Earnings Before Interest After Taxes (EBIAT)

Earnings before interest after taxes is one of a number of financial measures of a firm’s profitability.

What is EBIAT?

EBIAT is a financial measure of a firm’s profitability that removes the tax benefit of any financial leverage (i.e., debt financing) the firm uses.  It is often used as an after-tax measure of a firm’s profits from operations, taking into account what taxes would be if the firm had no interest expense deductions and assuming that the firm has no non-operating income or expenses. Because interest expense is tax deductible, it creates what is referred to as a “tax shield,” shielding a portion of the firm’s operating profit from taxation.  EBIAT eliminates this tax shield, indicating what the profits of the firm would be if the firm had to pay tax on 100% of its profits.

When is EBIAT used?

EBIAT is useful when comparing a firm’s profitability with that of its competitors since the competitor firms may differ in the amount of debt financing it uses.  (This assumes that the competitors all operate in the same tax environment, of course.)  It is also useful in comparing a firm’s current profitability with its profitability in past years if the firm has modified the amount of debt financing it uses.

In the absence of non-operating income and expenses, EBIAT is also the basis for calculating the Free Cash Flow of a firm, which is, in turn, used to determine a firm’s value.  Free cash flow is the amount of cash flow a firm generates that exceeds the amount needed to maintain its existing production capabilities and is calculated by taking the net operating cash flow and adding back any depreciation and amortization expenses and subtracting capital expenditures and changes in the net working capital accounts.

EBIAT Formula/Calculation

Earnings before interest after taxes is calculated by multiplying the firm’s earnings before interest and taxes by 1.0 minus the firm’s tax rate:

EBIAT = EBIT(1.0 –tax rate)

To illustrate, consider the income statement of the hypothetical Inmar Corporation provided on the following page:

INMAR CORPORATION Income Statement for the year ending December 31,
(amounts in thousands) 2016
Sales $22,000
Cost of goods sold 14,300
Gross profit $7,700
Other operating expenses:
   Selling costs ($1,200)
  Depreciation ($800)
 Other operating expenses: ($700)
Total operating expenses ($2,700)
Operating income (EBIT) $5,000
Interest expense $1,200
Earnings before taxes (EBT) $3,800
Taxes paid $1,520
Net income $2,280

Tax rate = $1,520/$3,800 = 0.40 = 40%

The EBIT is provided on the income statement.  It is $5,000.  Since EBIAT = EBIT(1 – tax rate), we can now calculate the EBIAT for Infonext:

EBIAT = $5,000(1 – 0.4) = $3,000

Difference Between EBIAT and NOPAT (Net Operating Profit After Tax)
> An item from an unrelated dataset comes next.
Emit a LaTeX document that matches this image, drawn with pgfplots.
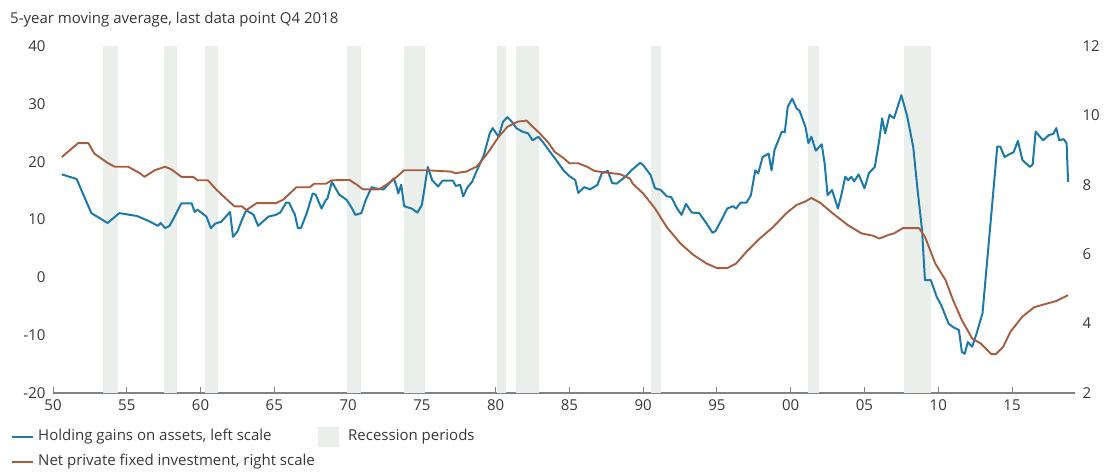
\documentclass[border=0pt]{standalone}
\usepackage{pgfplots}
\pgfplotsset{compat=1.18}
\usepackage{fontspec}
\setmainfont{Open Sans}
\definecolor{blueC}{RGB}{28,122,170}
\definecolor{brownC}{RGB}{168,92,62}
\definecolor{recess}{RGB}{235,239,235}
\definecolor{txt}{RGB}{55,55,55}
\definecolor{axc}{RGB}{130,130,130}
\newcommand{\fs}{\fontsize{15}{18}\selectfont}
\begin{document}
\begin{tikzpicture}[x=1pt,y=1pt]
\path[use as bounding box] (0,0) rectangle (1110,473);
\begin{axis}[
  at={(53pt,80pt)}, anchor=south west,
  scale only axis, width=1022pt, height=347pt,
  xmin=1950, xmax=2019.27, ymin=-20, ymax=40,
  axis x line*=bottom, axis y line*=left,
  y axis line style={draw=none},
  x axis line style={draw=axc, line width=1.3pt, -},
  xtick={1950,1955,...,2015},
  xticklabels={50,55,60,65,70,75,80,85,90,95,00,05,10,15},
  ytick={-20,-10,0,10,20,30,40},
  yticklabels={-20,-10,0,10,20,30,40},
  xtick style={draw=axc, line width=1pt},
  ytick style={draw=none},
  tick align=inside,
  major tick length=6pt,
  tick label style={font=\fs, text=txt},
  yticklabel style={xshift=-4pt},
  xticklabel style={yshift=-3pt},
]
% recession bands
\addplot[fill=recess, draw=none, forget plot] coordinates {(1953.4,-20)(1954.4,-20)(1954.4,40)(1953.4,40)} --cycle;
\addplot[fill=recess, draw=none, forget plot] coordinates {(1957.5,-20)(1958.4,-20)(1958.4,40)(1957.5,40)} --cycle;
\addplot[fill=recess, draw=none, forget plot] coordinates {(1960.3,-20)(1961.2,-20)(1961.2,40)(1960.3,40)} --cycle;
\addplot[fill=recess, draw=none, forget plot] coordinates {(1969.9,-20)(1970.9,-20)(1970.9,40)(1969.9,40)} --cycle;
\addplot[fill=recess, draw=none, forget plot] coordinates {(1973.8,-20)(1975.2,-20)(1975.2,40)(1973.8,40)} --cycle;
\addplot[fill=recess, draw=none, forget plot] coordinates {(1980.1,-20)(1980.7,-20)(1980.7,40)(1980.1,40)} --cycle;
\addplot[fill=recess, draw=none, forget plot] coordinates {(1981.4,-20)(1982.95,-20)(1982.95,40)(1981.4,40)} --cycle;
\addplot[fill=recess, draw=none, forget plot] coordinates {(1990.5,-20)(1991.2,-20)(1991.2,40)(1990.5,40)} --cycle;
\addplot[fill=recess, draw=none, forget plot] coordinates {(2001.2,-20)(2001.9,-20)(2001.9,40)(2001.2,40)} --cycle;
\addplot[fill=recess, draw=none, forget plot] coordinates {(2007.7,-20)(2009.5,-20)(2009.5,40)(2007.7,40)} --cycle;
% Holding gains on assets (left scale)
\addplot[blueC, line width=2pt, line join=round] coordinates {
(1950.6,17.8)(1951.6,17.0)(1952.6,11.1)(1953.7,9.4)(1954.5,11.1)(1955.7,10.6)(1956.6,9.6)
(1957.1,8.9)(1957.3,9.4)(1957.6,8.5)(1957.9,8.9)(1958.3,10.8)(1958.7,12.8)(1959.4,12.8)
(1959.6,11.3)(1959.8,11.7)(1960.4,10.5)(1960.7,8.5)(1961.0,9.3)(1961.4,9.6)(1962.0,11.3)
(1962.2,7.0)(1962.5,7.9)(1962.8,9.9)(1963.1,11.6)(1963.6,10.8)(1963.9,8.9)(1964.6,10.5)
(1965.1,10.8)(1965.4,11.2)(1965.8,12.9)(1966.0,12.9)(1966.4,10.8)(1966.6,8.5)(1966.8,8.5)
(1967.2,11.1)(1967.6,14.5)(1967.8,14.3)(1968.2,11.9)(1968.5,13.4)(1968.6,13.6)(1968.9,16.5)
(1969.4,14.3)(1969.9,13.4)(1970.2,12.2)(1970.5,10.8)(1970.9,11.1)(1971.2,13.4)(1971.6,15.6)
(1971.8,15.4)(1972.4,15.2)(1972.7,16.0)(1973.1,17.1)(1973.3,15.6)(1973.4,14.5)(1973.6,16.0)
(1973.8,12.3)(1974.3,11.9)(1974.7,11.2)(1975.0,12.5)(1975.2,15.7)(1975.4,19.1)(1975.7,16.8)
(1976.1,15.7)(1976.4,16.7)(1977.1,16.7)(1977.3,15.8)(1977.6,16.0)(1977.8,14.0)(1978.1,15.6)
(1978.4,16.5)(1978.7,18.3)(1979.2,21.1)(1979.6,24.9)(1979.8,25.8)(1980.2,24.3)(1980.5,26.9)
(1980.8,27.7)(1981.1,26.9)(1981.4,25.8)(1981.8,25.2)(1982.2,24.9)(1982.5,23.7)(1982.9,24.3)
(1983.2,23.4)(1983.6,22.0)(1984.1,20.3)(1984.6,18.5)(1985.0,17.5)(1985.4,16.8)(1985.6,14.6)
(1986.0,15.6)(1986.4,15.2)(1986.9,16.0)(1987.2,18.0)(1987.6,18.4)(1987.9,16.3)(1988.2,16.2)
(1988.8,17.4)(1989.2,18.5)(1989.8,19.8)(1990.0,19.4)(1990.5,17.7)(1990.8,15.4)(1991.2,15.1)
(1991.6,14.0)(1991.9,13.9)(1992.3,11.9)(1992.6,10.8)(1992.9,12.7)(1993.3,11.2)(1993.8,11.1)
(1994.3,9.3)(1994.7,7.7)(1994.9,8.0)(1995.3,9.9)(1995.7,11.9)(1996.1,12.3)(1996.3,11.9)
(1996.6,12.9)(1997.0,12.9)(1997.3,14.2)(1997.6,18.5)(1997.8,18.0)(1998.1,20.8)(1998.5,21.4)
(1998.7,18.5)(1998.9,22.0)(1999.4,25.2)(1999.6,25.1)(1999.8,29.5)(2000.1,30.9)(2000.4,29.2)
(2000.6,28.8)(2001.0,26.0)(2001.2,23.2)(2001.4,24.3)(2001.7,21.9)(2002.1,23.0)(2002.3,19.7)
(2002.5,14.2)(2002.8,15.1)(2003.2,11.9)(2003.4,13.9)(2003.7,17.4)(2003.9,16.8)(2004.1,17.4)
(2004.3,16.6)(2004.6,17.8)(2005.0,15.4)(2005.3,18.0)(2005.7,19.1)(2006.0,23.7)(2006.2,27.5)
(2006.4,24.9)(2006.7,28.1)(2007.0,27.5)(2007.5,31.5)(2007.9,27.8)(2008.3,22.6)(2008.6,15.1)
(2008.9,8.2)(2009.1,-0.5)(2009.5,-0.5)(2009.9,-3.4)(2010.2,-4.8)(2010.7,-8.0)(2011.0,-8.6)
(2011.4,-9.1)(2011.6,-12.9)(2011.8,-13.2)(2012.0,-11.2)(2012.3,-12.0)(2012.6,-9.7)(2013.0,-6.2)
(2013.3,2.4)(2013.7,13.9)(2014.0,22.6)(2014.2,22.6)(2014.5,20.8)(2014.9,21.4)(2015.1,21.6)
(2015.4,23.6)(2015.7,20.3)(2016.2,19.1)(2016.4,19.5)(2016.6,25.2)(2017.1,23.7)(2017.5,24.6)
(2017.8,24.8)(2018.0,25.8)(2018.2,23.7)(2018.5,23.9)(2018.7,23.2)(2018.8,16.5)
};
\end{axis}
\begin{axis}[
  at={(53pt,80pt)}, anchor=south west,
  scale only axis, width=1022pt, height=347pt,
  xmin=1950, xmax=2019.27, ymin=2, ymax=12,
  axis x line=none, axis y line*=right,
  y axis line style={draw=none},
  ytick={2,4,6,8,10,12},
  yticklabels={2,4,6,8,10,12},
  ytick style={draw=none},
  tick label style={font=\fs, text=txt},
  yticklabel style={xshift=4pt},
]
% Net private fixed investment (right scale)
\addplot[brownC, line width=1.9pt, line join=round] coordinates {
(1950.6,8.80)(1951.7,9.2)(1952.4,9.2)(1952.8,8.9)(1953.7,8.63)(1954.2,8.52)(1955.1,8.52)
(1955.9,8.33)(1956.2,8.23)(1956.9,8.42)(1957.6,8.52)(1958.0,8.45)(1958.7,8.23)(1959.5,8.23)
(1959.8,8.13)(1960.5,8.13)(1961.1,7.85)(1961.8,7.57)(1962.3,7.38)(1962.8,7.38)(1963.1,7.27)
(1963.8,7.47)(1965.1,7.47)(1965.6,7.57)(1966.5,7.93)(1967.4,7.93)(1967.7,8.03)(1968.5,8.03)
(1968.9,8.13)(1970.1,8.14)(1970.6,8.0)(1971.0,7.87)(1972.1,7.87)(1972.7,8.03)(1973.3,8.23)
(1973.8,8.42)(1975.3,8.42)(1977.0,8.38)(1977.3,8.33)(1977.5,8.35)(1978.0,8.38)(1978.7,8.52)
(1979.2,8.77)(1979.6,9.0)(1980.2,9.38)(1980.8,9.67)(1981.5,9.82)(1982.1,9.85)(1982.4,9.72)
(1983.0,9.48)(1983.6,9.2)(1984.0,8.95)(1984.6,8.77)(1985.0,8.62)(1985.6,8.62)(1986.2,8.52)
(1986.7,8.4)(1987.5,8.35)(1988.4,8.31)(1989.1,8.18)(1989.3,8.03)(1990.0,7.75)(1990.8,7.32)
(1991.6,6.78)(1992.5,6.32)(1993.4,5.98)(1994.3,5.73)(1995.0,5.6)(1995.7,5.6)(1996.3,5.73)
(1997.0,6.07)(1997.9,6.45)(1998.8,6.78)(1999.7,7.18)(2000.4,7.42)(2001.0,7.52)(2001.4,7.62)
(2002.0,7.48)(2002.9,7.16)(2003.9,6.83)(2004.8,6.6)(2005.6,6.53)(2006.0,6.45)(2006.6,6.55)
(2007.0,6.6)(2007.6,6.75)(2008.7,6.75)(2009.1,6.5)(2009.8,5.73)(2010.5,5.25)(2011.0,4.68)
(2011.6,4.1)(2012.3,3.57)(2012.9,3.42)(2013.6,3.12)(2013.9,3.12)(2014.4,3.33)(2014.9,3.77)
(2015.7,4.2)(2016.5,4.47)(2017.3,4.57)(2018.0,4.65)(2018.8,4.82)
};
\end{axis}
% title
\node[anchor=west, inner sep=0, font=\fs, text=txt] at (10,453) {5-year moving average, last data point Q4 2018};
% legend
\draw[blueC, line width=2pt] (12,36) -- (33,36);
\node[anchor=west, inner sep=0, font=\fs, text=txt] at (38,36) {Holding gains on assets, left scale};
\fill[recess] (318,26) rectangle (339,46);
\node[anchor=west, inner sep=0, font=\fs, text=txt] at (348,36) {Recession periods};
\draw[brownC, line width=2pt] (12,11) -- (33,11);
\node[anchor=west, inner sep=0, font=\fs, text=txt] at (38,11) {Net private fixed investment, right scale};
\end{tikzpicture}
\end{document}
EBIAT is used as a proxy for net operating profit after tax (NOPAT).  The two numbers are often the same, assuming a consistent treatment of operating and financing activities and the correct treatment of taxes.  If there are any non-operating expenses, however, these must be added back to arrive at Net Operating Profit.  It is also important to remember that the calculation should use actual cash taxes paid, which is not necessarily the same as the “provision for taxes” shown on the income statement. To illustrate, consider the following income statement for the Infonext Corporation:

INFONEXT CORPORATION Income Statement for the year ending December 31
(amounts in thousands) 2016
Sales $28,600
Cost of goods sold $18,590
Gross profit $10,010
Other operating expenses:
   Selling costs ($1,560)
  Depreciation ($1,040)
 Other operating expenses: ($910)
Total operating expenses ($3,510)
Operating income $6,500
Non-operating expenses $650
Interest expense $700
Earnings before taxes (EBT) $5,150
Provision for taxes $1,520
Net income $3,630

To calculate NOPAT, we begin with Infonext’s operating income (which is just another name for “operating profit”) of $6,500.
EBIAT = $5,850 x (1 – 0.5) = $2,925

NOPAT = $6,500 x (1 – 0.5) = $3,250

The net operating profit after tax for Infonext is higher than its earnings before interest after taxes since NOPAT does not include the non-operating expenses of the firm in its calculation.